CHICAGO — A popular Chicago adult entertainment venue is suing the Small Business Administration (SBA) over the “prurient clause” in its loan application for pandemic relief.
The Admiral Theatre is a legendary venue currently operating as a strip club, whose facade bears the Larry Flynt quote, “The greatest right a nation can afford its people is the right to be left alone.”
The Admiral is suing the SBA and Secretary of the Treasury Steve Mnuchin alleging that its First Amendment rights are being violated because their loan application has been stalled.
The theater’s lawyers claim that the application for a PPP loan to help with their payroll is not being approved because of a clause preventing “prurient” businesses from receiving federal funds.
The “prurient” clause on the loan application form, as XBIZ has been reporting, replicates mid-1990s language designed to discriminate against sexually oriented businesses.
The form compels applicants to declare that they do not “present live performances of a prurient sexual nature or derive directly or indirectly more than de minimis gross revenue through the sale of products or services, or the presentation of any depictions or displays, of a prurient sexual nature.”
The word “prurient” is an imprecise, obscure word that means “appealing to unhealthy sexual interests” and was used by the U.S. Supreme Court in a landmark 1973 ruling. Several members of the adult entertainment community and First Amendment lawyers have pointed out that people who do not consider their sexual expression “unhealthy” are exempt from application of the “prurient” clause.”
The Chicago theater’s lawyers allege that “all of the entertainment provided by the Admiral is non-obscene (and thus cannot be deemed prurient).”
“No entertainer performing at The Admiral has even been charged with, let alone convicted of, the crime of obscenity,” the lawsuit states.
According to the Chicago Sun-Times, “the Admiral provided a loan application to its bank on April 4, and the bank submitted the application to the SBA on April 15, the lawsuit states. The SBA hasn’t approved or denied the application as it is still determining the club’s eligibility.”
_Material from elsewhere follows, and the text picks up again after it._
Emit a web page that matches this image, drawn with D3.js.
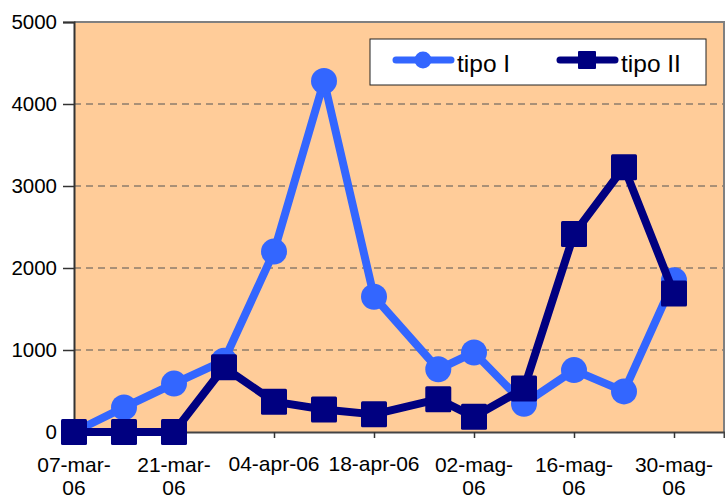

The lawsuit argues that in the event the theater is “unable to obtain PPP loans, it may lack the staff and/or funds to reopen following the COVID-19 pandemic, resulting in the permanent ruination of its business, the inability of Plaintiff to engaged in protected First Amendment activity, and the inability of Plaintiff’s staff, entertainers, and customers to continue engaging in or viewing protected First Amendment activity.”